» Task instructions: Look for the line containing "Write the matplotlib code for this chart." and the line containing "ax = fig.add_axes([50/388, 1-234/265, 301/388, 210/265])" in the entries below. Copy those two and all lines between them exactly, leaving out pictures.

» Information supplied:

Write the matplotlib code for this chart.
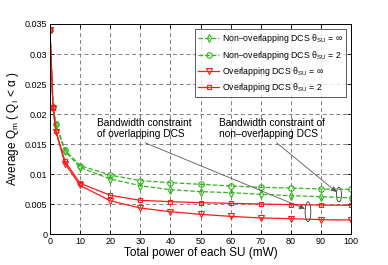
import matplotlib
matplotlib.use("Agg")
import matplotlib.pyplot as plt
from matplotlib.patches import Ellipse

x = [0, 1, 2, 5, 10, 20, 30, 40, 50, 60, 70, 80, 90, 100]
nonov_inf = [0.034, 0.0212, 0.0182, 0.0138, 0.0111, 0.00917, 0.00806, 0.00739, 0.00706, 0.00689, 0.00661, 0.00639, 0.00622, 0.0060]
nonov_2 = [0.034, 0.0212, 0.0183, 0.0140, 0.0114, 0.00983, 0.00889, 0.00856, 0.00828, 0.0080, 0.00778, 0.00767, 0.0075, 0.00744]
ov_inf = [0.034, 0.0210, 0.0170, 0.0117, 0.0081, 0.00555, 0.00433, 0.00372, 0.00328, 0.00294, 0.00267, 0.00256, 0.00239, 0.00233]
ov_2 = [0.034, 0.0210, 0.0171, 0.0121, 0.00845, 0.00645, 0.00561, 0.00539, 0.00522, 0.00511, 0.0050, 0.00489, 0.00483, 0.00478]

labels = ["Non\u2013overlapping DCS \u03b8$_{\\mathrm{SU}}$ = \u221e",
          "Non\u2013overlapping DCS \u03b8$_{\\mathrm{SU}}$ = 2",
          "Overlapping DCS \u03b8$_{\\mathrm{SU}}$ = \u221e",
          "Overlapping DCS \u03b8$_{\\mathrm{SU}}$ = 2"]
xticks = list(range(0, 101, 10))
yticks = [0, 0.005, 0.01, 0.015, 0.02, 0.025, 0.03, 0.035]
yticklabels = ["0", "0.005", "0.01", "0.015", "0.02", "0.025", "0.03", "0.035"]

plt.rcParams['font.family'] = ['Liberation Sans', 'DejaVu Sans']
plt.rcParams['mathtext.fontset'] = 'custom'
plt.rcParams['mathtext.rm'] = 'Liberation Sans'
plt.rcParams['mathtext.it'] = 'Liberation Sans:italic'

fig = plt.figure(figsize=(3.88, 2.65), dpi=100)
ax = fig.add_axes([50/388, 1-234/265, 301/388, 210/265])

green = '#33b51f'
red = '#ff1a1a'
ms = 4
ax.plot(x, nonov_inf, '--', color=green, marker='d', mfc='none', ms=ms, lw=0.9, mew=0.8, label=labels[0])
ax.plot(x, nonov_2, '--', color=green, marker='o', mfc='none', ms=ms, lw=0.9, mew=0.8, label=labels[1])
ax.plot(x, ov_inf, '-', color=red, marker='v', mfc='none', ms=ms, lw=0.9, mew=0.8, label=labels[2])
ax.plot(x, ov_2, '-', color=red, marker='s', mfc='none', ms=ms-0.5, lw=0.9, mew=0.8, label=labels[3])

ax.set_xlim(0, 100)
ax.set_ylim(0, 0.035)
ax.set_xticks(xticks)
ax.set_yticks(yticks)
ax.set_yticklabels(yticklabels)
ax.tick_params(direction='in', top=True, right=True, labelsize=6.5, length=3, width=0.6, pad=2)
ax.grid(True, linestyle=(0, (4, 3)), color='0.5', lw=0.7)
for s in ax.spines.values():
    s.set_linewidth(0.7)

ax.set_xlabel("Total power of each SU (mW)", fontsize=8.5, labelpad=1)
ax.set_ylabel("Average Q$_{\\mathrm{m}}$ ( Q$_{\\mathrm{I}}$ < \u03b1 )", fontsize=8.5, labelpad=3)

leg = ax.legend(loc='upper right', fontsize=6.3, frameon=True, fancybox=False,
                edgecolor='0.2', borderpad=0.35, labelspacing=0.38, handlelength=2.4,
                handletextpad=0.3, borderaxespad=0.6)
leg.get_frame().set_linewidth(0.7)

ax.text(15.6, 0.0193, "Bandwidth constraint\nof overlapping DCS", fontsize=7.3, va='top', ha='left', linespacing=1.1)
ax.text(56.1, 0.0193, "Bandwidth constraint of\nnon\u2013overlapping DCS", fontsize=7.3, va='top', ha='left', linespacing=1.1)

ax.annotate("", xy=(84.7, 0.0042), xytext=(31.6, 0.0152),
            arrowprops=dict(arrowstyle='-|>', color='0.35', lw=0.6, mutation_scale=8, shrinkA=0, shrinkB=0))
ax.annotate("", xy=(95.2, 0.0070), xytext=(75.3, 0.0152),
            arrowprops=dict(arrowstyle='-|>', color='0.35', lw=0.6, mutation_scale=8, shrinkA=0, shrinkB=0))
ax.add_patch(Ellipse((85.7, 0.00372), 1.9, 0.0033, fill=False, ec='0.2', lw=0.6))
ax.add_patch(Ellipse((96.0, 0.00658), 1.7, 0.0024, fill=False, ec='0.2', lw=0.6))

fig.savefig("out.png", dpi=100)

---

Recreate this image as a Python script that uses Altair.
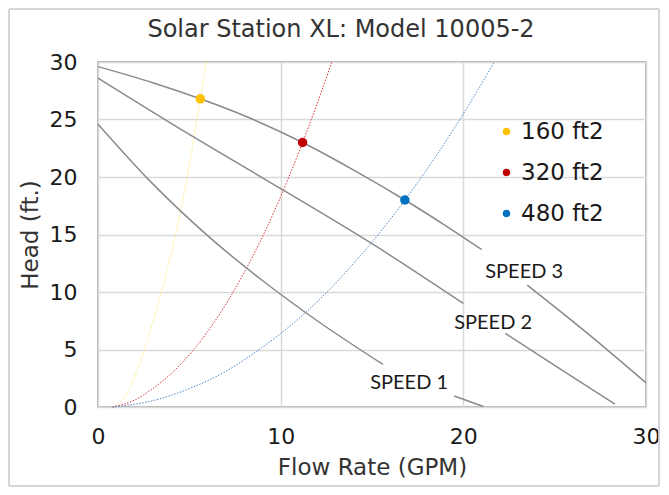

--

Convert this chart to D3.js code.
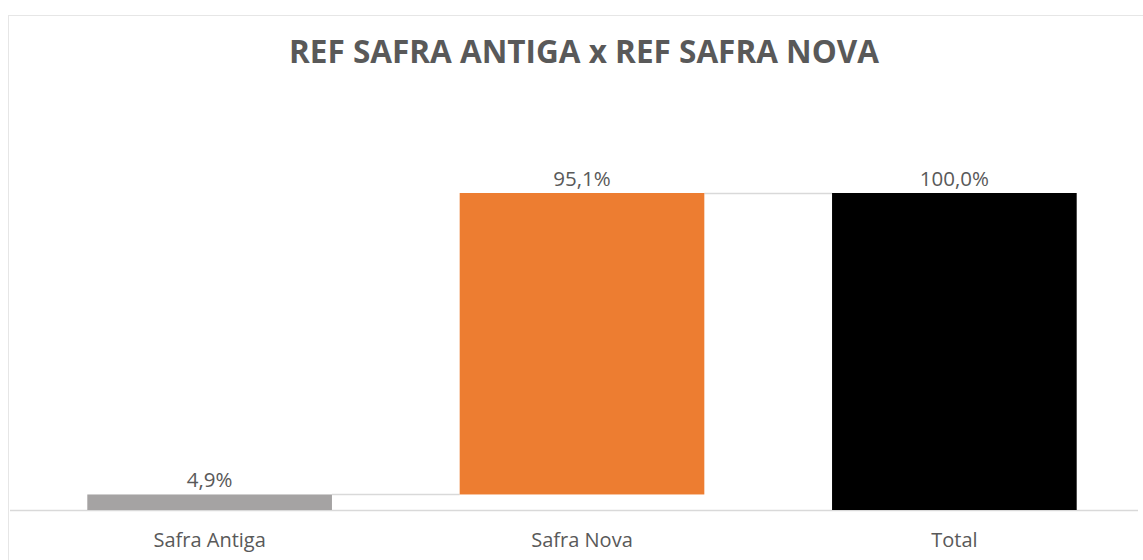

» Correct output:
Write the matplotlib code for this chart.
import matplotlib
matplotlib.use("Agg")
import matplotlib.pyplot as plt
from matplotlib.patches import Ellipse

x = [0, 1, 2, 5, 10, 20, 30, 40, 50, 60, 70, 80, 90, 100]
nonov_inf = [0.034, 0.0212, 0.0182, 0.0138, 0.0111, 0.00917, 0.00806, 0.00739, 0.00706, 0.00689, 0.00661, 0.00639, 0.00622, 0.0060]
nonov_2 = [0.034, 0.0212, 0.0183, 0.0140, 0.0114, 0.00983, 0.00889, 0.00856, 0.00828, 0.0080, 0.00778, 0.00767, 0.0075, 0.00744]
ov_inf = [0.034, 0.0210, 0.0170, 0.0117, 0.0081, 0.00555, 0.00433, 0.00372, 0.00328, 0.00294, 0.00267, 0.00256, 0.00239, 0.00233]
ov_2 = [0.034, 0.0210, 0.0171, 0.0121, 0.00845, 0.00645, 0.00561, 0.00539, 0.00522, 0.00511, 0.0050, 0.00489, 0.00483, 0.00478]

labels = ["Non\u2013overlapping DCS \u03b8$_{\\mathrm{SU}}$ = \u221e",
          "Non\u2013overlapping DCS \u03b8$_{\\mathrm{SU}}$ = 2",
          "Overlapping DCS \u03b8$_{\\mathrm{SU}}$ = \u221e",
          "Overlapping DCS \u03b8$_{\\mathrm{SU}}$ = 2"]
xticks = list(range(0, 101, 10))
yticks = [0, 0.005, 0.01, 0.015, 0.02, 0.025, 0.03, 0.035]
yticklabels = ["0", "0.005", "0.01", "0.015", "0.02", "0.025", "0.03", "0.035"]

plt.rcParams['font.family'] = ['Liberation Sans', 'DejaVu Sans']
plt.rcParams['mathtext.fontset'] = 'custom'
plt.rcParams['mathtext.rm'] = 'Liberation Sans'
plt.rcParams['mathtext.it'] = 'Liberation Sans:italic'

fig = plt.figure(figsize=(3.88, 2.65), dpi=100)
ax = fig.add_axes([50/388, 1-234/265, 301/388, 210/265])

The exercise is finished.